For some, death came in a most agonizing and gruesome manner. Cannon fire struck down two Hessian soldiers, whose heads were severed and not retrieved until after their commanders had given the order to retreat.
In the thick of the battle, a musket ball ripped into Von Donop’s hip. The count was carried to the Whitall mansion and tended to. The Americans held their ground in the fort and the rout continued until dusk, when the surviving Hessians retreated to the woods. The Americans lost 14 men and two dozen were injured. More than 500 Hessians were killed. Among them, three days after the battle, was Von Donop, who had been brought to a home along Crown Point Road where he died of his wounds.
Many of the wounded Hessians made their painful way to the former Quaker settlement of Woodbury two miles away. While some were to regain their health, others died and, still in uniform, were placed in graves a short distance from the town’s main street.
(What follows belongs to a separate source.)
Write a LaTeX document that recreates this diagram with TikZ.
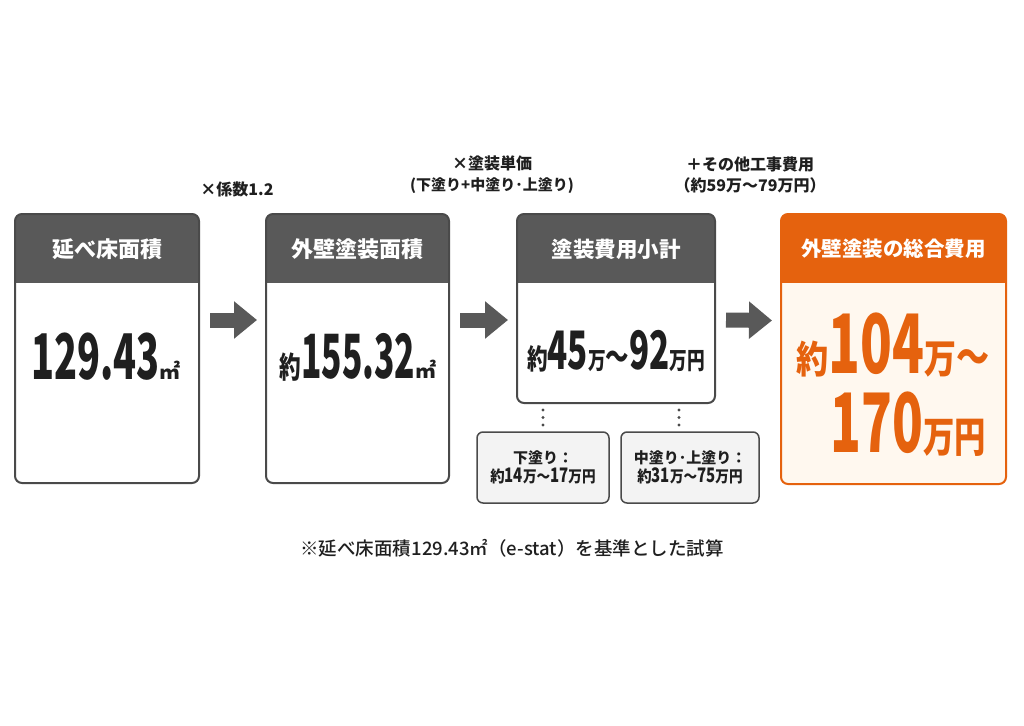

At the Red Bank battlefield, the bodies of those who had died were collected and hastily placed side-by-side in long trenches at the side of Fort Mercer facing the river. Many went to their final resting place without limbs that had been lost in the battle. The two Hessians whose heads had been taken off were placed next to one another. Their heads were also retrieved from the place where they had fallen and set above the shoulders of each, but it was impossible to tell whose head belonged to which body. The answer might forever remain a mystery.
Over the years, the weather and nature took their toll on this makeshift mass grave, and at times the bones of some became exposed. Ann Whitall saw to it that these bones were collected and reburied out of respect for the dead.
The American victory extended to the next day, when the British ships Augusta and Merlin, which had run aground, were bombarded. But as the generations passed, it would be said that not all of those who fell at the Battle of Red Bank would rest in peace.